L’indagine condotta dal Centro studi CNA su “Sistemi locali del lavoro 2018 – Occupazioni e specializzazioni produttive”, realizzato sulla scorta dei dati Istat ha evidenziato come a “tirare” la crescita occupazionale siano in particolare i distretti, specie quelli specializzati nel prodotto italiano.
L’analisi è stata condotta sui 611 Sistemi locali del lavoro italiani, che l’Istat divide in due macro-categorie basate sul modello produttivo prevalente e quattro classi. Per quanto riguarda le macro-categorie 141 sono i distretti, caratterizzati dalla presenza di piccole e medie imprese manifatturiere, e 470 i “non distretti”. “Made in Italy”, Sistemi della manifattura pesante, Sistemi non manifatturieri e Sistemi senza specializzazione sono le classi che raccolgono 17 categorie produttive.
Nel 2017, dopo tre anni di crescita ininterrotta dell’occupazione, il totale degli occupati è tornato a essere quello pre-crisi del 2008: poco più di 23 milioni complessivi. E il 44,2% ha toccato il tasso di occupazione, vale a dire il rapporto tra occupati e popolazione con età superiore ai 15 anni.
Valori più elevati del livello medio di occupazione si registrano nei Sistemi locali del “Made in Italy” (46,5% con il 27,1% degli occupati totali) e nei Sistemi urbani ad alta specializzazione: 49,2% con il 16,7% degli occupati complessivi. Tra le specializzazioni produttive i tassi di occupazione più elevati si rilevano nei Sistemi locali “gioielli, occhiali e strumenti musicali” (50,5%), “fabbricazione di macchine” (49,8%), “legno e mobili” (48,2%). La concentrazione di tali sistemi soprattutto nel Centro-Nord ha, però, favorito questi territori, accrescendone occupazione e redditi.

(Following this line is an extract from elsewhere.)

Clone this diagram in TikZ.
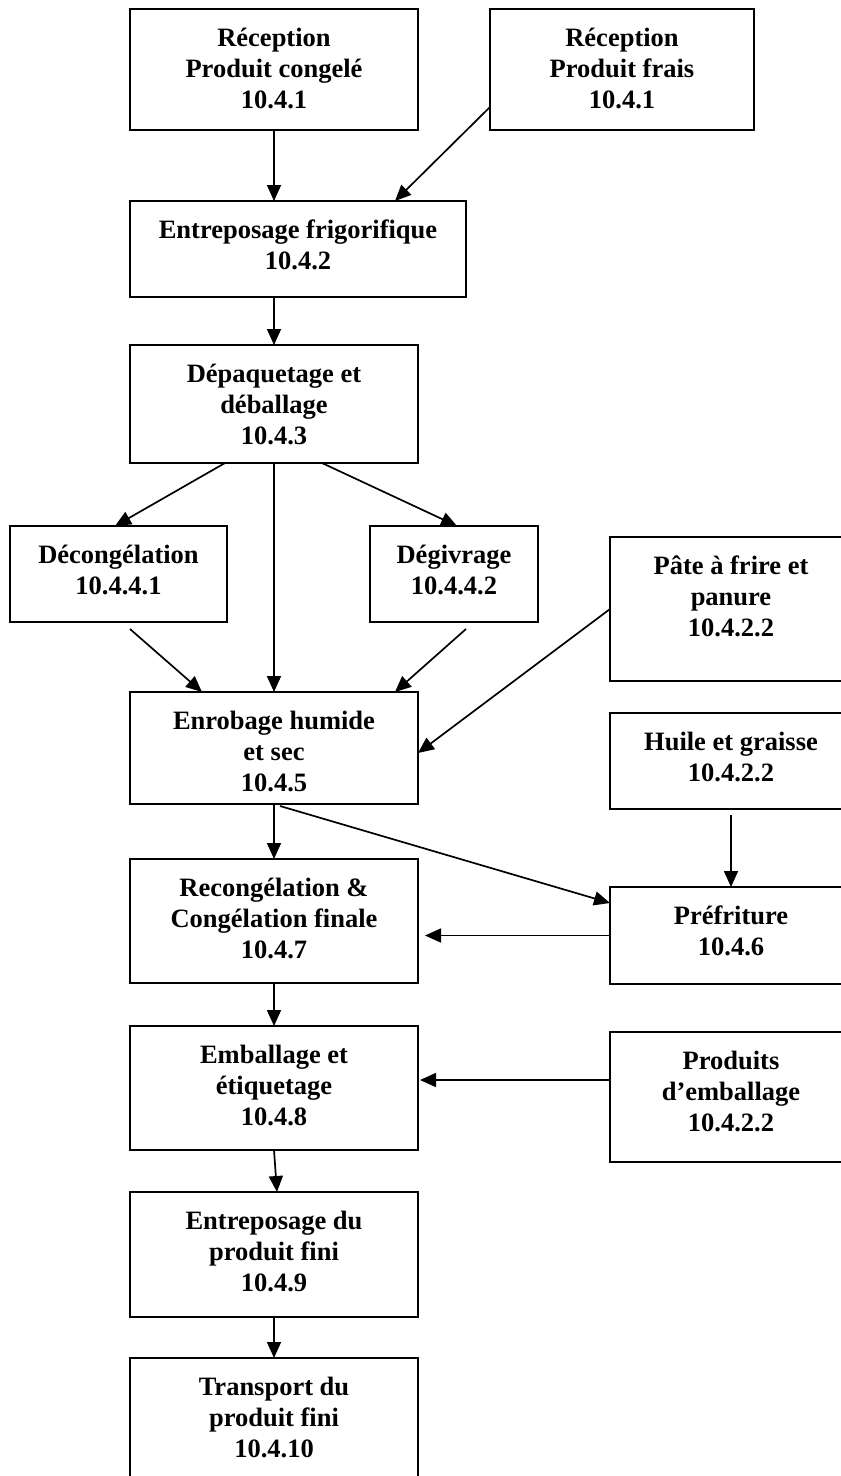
\documentclass[tikz,border=0pt]{standalone}
\usepackage{fontspec}
\setmainfont{Liberation Serif}
\usetikzlibrary{arrows.meta}

\tikzset{
  boxst/.style={draw, line width=2.2pt, rectangle, inner sep=0pt, outer sep=0pt},
  txt/.style={align=center, inner sep=0pt, font=\fontsize{26.5}{31}\selectfont\bfseries},
  flow/.style={line width=1.7pt, -{Triangle[length=16pt,width=14pt]}},
}

% name, left, top, right, bottom, label
\newcommand\procbox[6]{%
  \node[boxst, minimum width={#4pt-#2pt}, minimum height={#5pt-#3pt}] (#1)
    at ({(#2+#4)/2},{(#3+#5)/2}) {};
  \node[txt, anchor=north] (#1-t) at ([yshift=-17pt]#1.north)
    {\rule{0pt}{20pt}#6};
}

\begin{document}
\begin{tikzpicture}[x=1pt, y=-1pt]
  \useasboundingbox (0,0) rectangle (841,1476);
  \clip (0,0) rectangle (841,1476);
  \fill[white] (0,0) rectangle (841,1476);

  % main column
  \procbox{rc1}{130}{9}{418}{130}{Réception\\Produit congelé\\10.4.1}
  \procbox{rc2}{490}{9}{754}{130}{Réception\\Produit frais\\10.4.1}
  \procbox{ent}{130}{201}{466}{297}{Entreposage frigorifique\\10.4.2}
  \procbox{dep}{130}{345}{418}{463}{Dépaquetage et\\déballage\\10.4.3}
  \procbox{deco}{10}{526}{227}{622}{Décongélation\\10.4.4.1}
  \procbox{degi}{370}{526}{538}{622}{Dégivrage\\10.4.4.2}
  \procbox{enr}{130}{692}{418}{804}{Enrobage humide\\et sec\\10.4.5}
  \procbox{recong}{130}{859}{418}{983}{Recongélation \&\\Congélation finale\\10.4.7}
  \procbox{emb}{130}{1026}{418}{1150}{Emballage et\\étiquetage\\10.4.8}
  \procbox{entf}{130}{1192}{418}{1317}{Entreposage du\\produit fini\\10.4.9}
  \procbox{trans}{130}{1358}{418}{1500}{Transport du\\produit fini\\10.4.10}

  % inputs on the right
  \procbox{pate}{610}{537}{852}{681}{Pâte à frire et\\panure\\10.4.2.2}
  \procbox{huile}{610}{713}{852}{809}{Huile et graisse\\10.4.2.2}
  \procbox{pref}{610}{887}{852}{984}{Préfriture\\10.4.6}
  \procbox{prod}{610}{1032}{852}{1162}{Produits\\d’emballage\\10.4.2.2}

  % connectors
  \draw[flow] (rc1.south) -- (rc1.south |- ent.north);
  \draw[flow] ([yshift=-37.5pt]rc2.west) -- ([xshift=97pt]ent.north);
  \draw[flow] ([xshift=-24pt]ent.south) -- (dep.north);
  \draw[flow] ([xshift=-49pt]dep.south) -- ([xshift=-3.5pt]deco.north);
  \draw[flow] (dep.south) -- (enr.north);
  \draw[flow] ([xshift=48pt]dep.south) -- ([xshift=3pt]degi.north);
  \draw[flow] ([xshift=11.5pt,yshift=-7pt]deco.south) -- ([xshift=-72pt]enr.north);
  \draw[flow] ([xshift=12pt,yshift=-7pt]degi.south) -- ([xshift=121pt]enr.north);
  \draw[flow] (pate.west) -- ([yshift=-5pt]enr.east);
  \draw[flow] (enr.south) -- (recong.north);
  \draw[flow] ([xshift=6pt,yshift=-2pt]enr.south) -- ([yshift=32.5pt]pref.west);
  \draw[flow] ([yshift=-6pt]huile.south) -- (pref.north);
  \draw[flow] (pref.west) -- ([xshift=7pt,yshift=-14.5pt]recong.east);
  \draw[flow] (recong.south) -- (emb.north);
  \draw[flow] ([yshift=17pt]prod.west) -- ([xshift=2pt,yshift=8pt]emb.east);
  \draw[flow] (emb.south) -- ([xshift=3pt]entf.north);
  \draw[flow] (entf.south) -- (trans.north);
\end{tikzpicture}
\end{document}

Nelle regioni del Sud e nelle Isole maggiori sono presenti, invece, quasi esclusivamente Sistemi non specializzati, tranne quelli dove sono localizzate grandi industrie automobilistiche e petrolchimiche. Autentici picchi nell’aumento degli addetti sono stati raggiunti nei Sistemi locali caratterizzati da micro, piccole e medie imprese del “tessile e abbigliamento” (Casarano), “pelli e cuoio” (Minervino Murge), “agroalimentare”.
In media l’occupazione è cresciuta in tutti i Sistemi locali del “Made in Italy”: “tessile e abbigliamento”, “pelli e cuoio”, “fabbricazione di macchine, legno e mobili”, “agroalimentare”, “gioielli, occhiali e strumenti musicali”. La specializzazione in produzioni tipiche del “Made in Italy”, però, da sola non è stata garanzia di successo. Incrementi sono stati registrati in Lombardia, Toscana, Emilia Romagna, Veneto, Puglia e Basilicata. Piemonte, Umbria e Marche sono andate, invece, in controtendenza.
Dall’indagine – commenta il Centro studi CNA – emerge l’importanza delle specializzazioni produttive e, di conseguenza, la necessità di investire in competenze, ricerca e sviluppo. Un obiettivo che il legislatore deve perseguire attraverso linee di intervento caratterizzate da una forte declinazione territoriale. Mirate da un lato a mitigare il fenomeno di concentrazione dell’economia, anche per garantire una maggiore coesione territoriale e sociale, dall’altro a incrementare la competitività e l’attrattività delle zone.